## Problem statement
Pictures excluded, return the lines below from the first through the line holding "(0,0) rectangle (822,733);".

## Source material
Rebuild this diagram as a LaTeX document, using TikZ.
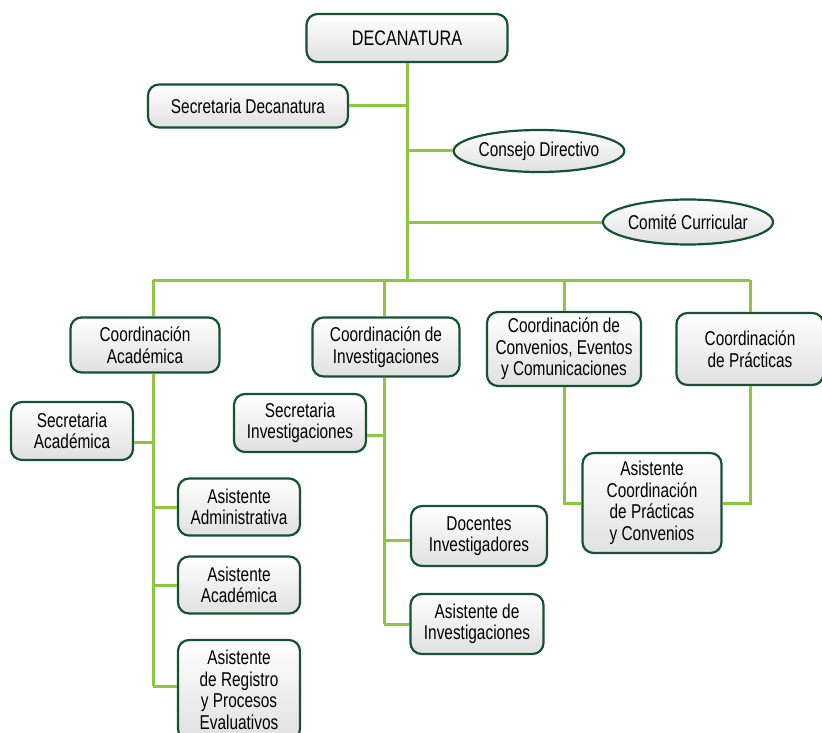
\documentclass[tikz,border=0pt]{standalone}
\usepackage{fontspec}
\setmainfont{Liberation Sans}[FakeStretch=0.77]
\usepackage{xcolor}
\usepackage{tikz}
\usetikzlibrary{shapes,positioning}

\definecolor{linegreen}{RGB}{141,198,63}
\definecolor{boxgreen}{RGB}{22,82,48}

\begin{document}
\begin{tikzpicture}[
    x=1pt, y=-1pt,
    unit/.style={rectangle, rounded corners=11pt, draw=boxgreen, line width=2.2pt,
        top color=white, bottom color=gray!24, align=center, inner sep=3pt,
        font=\fontsize{20}{21.5}\selectfont},
    board/.style={unit, ellipse, rounded corners=0pt, inner sep=0pt},
    link/.style={draw=linegreen, line width=3pt}
]
    \useasboundingbox (0,0) rectangle (822,733);

    % Spine coordinates
    \coordinate (top) at (407,280);
    \coordinate (spA) at (153,280);
    \coordinate (spI) at (384,280);
    \coordinate (spC) at (564,280);
    \coordinate (spP) at (750,280);

    % Top level
    \node[unit, minimum width=201pt, minimum height=48pt, font=\fontsize{21}{22}\selectfont] (deca) at (407,38) {DECANATURA};
    \node[unit, minimum width=200pt, minimum height=43pt] (secdec) at (248,106) {Secretaria Decanatura};
    \node[board, minimum width=168pt, minimum height=42pt] (consejo) at (539,151) {Consejo Directivo};
    \node[board, minimum width=170pt, minimum height=45pt] (comite) at (688,222) {Comité Curricular};

    % Coordinations
    \node[unit, minimum width=149pt, minimum height=55pt] (coorda) at (145,345) {Coordinación\\Académica};
    \node[unit, minimum width=147pt, minimum height=59pt] (coordi) at (386,347) {Coordinación de\\Investigaciones};
    \node[unit, minimum width=154pt, minimum height=74pt] (coordc) at (564,349) {Coordinación de\\Convenios, Eventos\\y Comunicaciones};
    \node[unit, minimum width=147pt, minimum height=72pt] (coordp) at (750,349) {Coordinación\\de Prácticas};

    % Staff
    \node[unit, minimum width=122pt, minimum height=58pt] (secaca) at (72,431) {Secretaria\\Académica};
    \node[unit, minimum width=122pt, minimum height=57pt] (asadm) at (239,507) {Asistente\\Administrativa};
    \node[unit, minimum width=122pt, minimum height=57pt] (asaca) at (239,585) {Asistente\\Académica};
    \node[unit, minimum width=122pt, minimum height=100pt] (asreg) at (239,690) {Asistente\\de Registro\\y Procesos\\Evaluativos};
    \node[unit, minimum width=132pt, minimum height=58pt] (secinv) at (300,423) {Secretaria\\Investigaciones};
    \node[unit, minimum width=136pt, minimum height=60pt] (docinv) at (479,536) {Docentes\\Investigadores};
    \node[unit, minimum width=133pt, minimum height=60pt] (asinv) at (477,624) {Asistente de\\Investigaciones};
    \node[unit, minimum width=139pt, minimum height=100pt] (asicp) at (652,503) {Asistente\\Coordinación\\de Prácticas\\y Convenios};

    % Links from the deanship
    \draw[link] (deca) -- (top);
    \draw[link] (secdec.east) -- (secdec.east -| top);
    \draw[link] (consejo.west) -- (consejo.west -| top);
    \draw[link] (comite.west) -- (comite.west -| top);
    \draw[link] (spA) -- (spP);
    \draw[link] (spA) -- (spA |- coorda.north);
    \draw[link] (spI) -- (spI |- coordi.north);
    \draw[link] (spC) -- (spC |- coordc.north);
    \draw[link] (spP) -- (spP |- coordp.north);

    % Academic coordination
    \draw[link] (spA |- coorda.south) -- (spA |- 0,686);
    \draw[link] (secaca.east) ++(0,11) -- (spA |- 0,442);
    \draw[link] (asadm.west) -- (asadm.west -| spA);
    \draw[link] (asaca.west) -- (asaca.west -| spA);
    \draw[link] (asreg.west) ++(0,-4) -- (spA |- 0,686);

    % Research coordination
    \draw[link] (spI |- coordi.south) -- (spI |- asinv.west);
    \draw[link] (secinv.east) ++(0,12) -- (spI |- 0,435);
    \draw[link] (docinv.west) ++(0,4) -- (spI |- 0,540);
    \draw[link] (asinv.west) -- (asinv.west -| spI);

    % Agreements and internships
    \draw[link] (spC |- coordc.south) |- (asicp.west);
    \draw[link] (coordp.south) |- (asicp.east);
\end{tikzpicture}
\end{document}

## Answer to this task
Rebuild this diagram as a LaTeX document, using TikZ.
\documentclass[tikz,border=0pt]{standalone}
\usepackage{fontspec}
\setmainfont{Liberation Sans}[FakeStretch=0.77]
\usepackage{xcolor}
\usepackage{tikz}
\usetikzlibrary{shapes,positioning}

\definecolor{linegreen}{RGB}{141,198,63}
\definecolor{boxgreen}{RGB}{22,82,48}

\begin{document}
\begin{tikzpicture}[
    x=1pt, y=-1pt,
    unit/.style={rectangle, rounded corners=11pt, draw=boxgreen, line width=2.2pt,
        top color=white, bottom color=gray!24, align=center, inner sep=3pt,
        font=\fontsize{20}{21.5}\selectfont},
    board/.style={unit, ellipse, rounded corners=0pt, inner sep=0pt},
    link/.style={draw=linegreen, line width=3pt}
]
    \useasboundingbox (0,0) rectangle (822,733);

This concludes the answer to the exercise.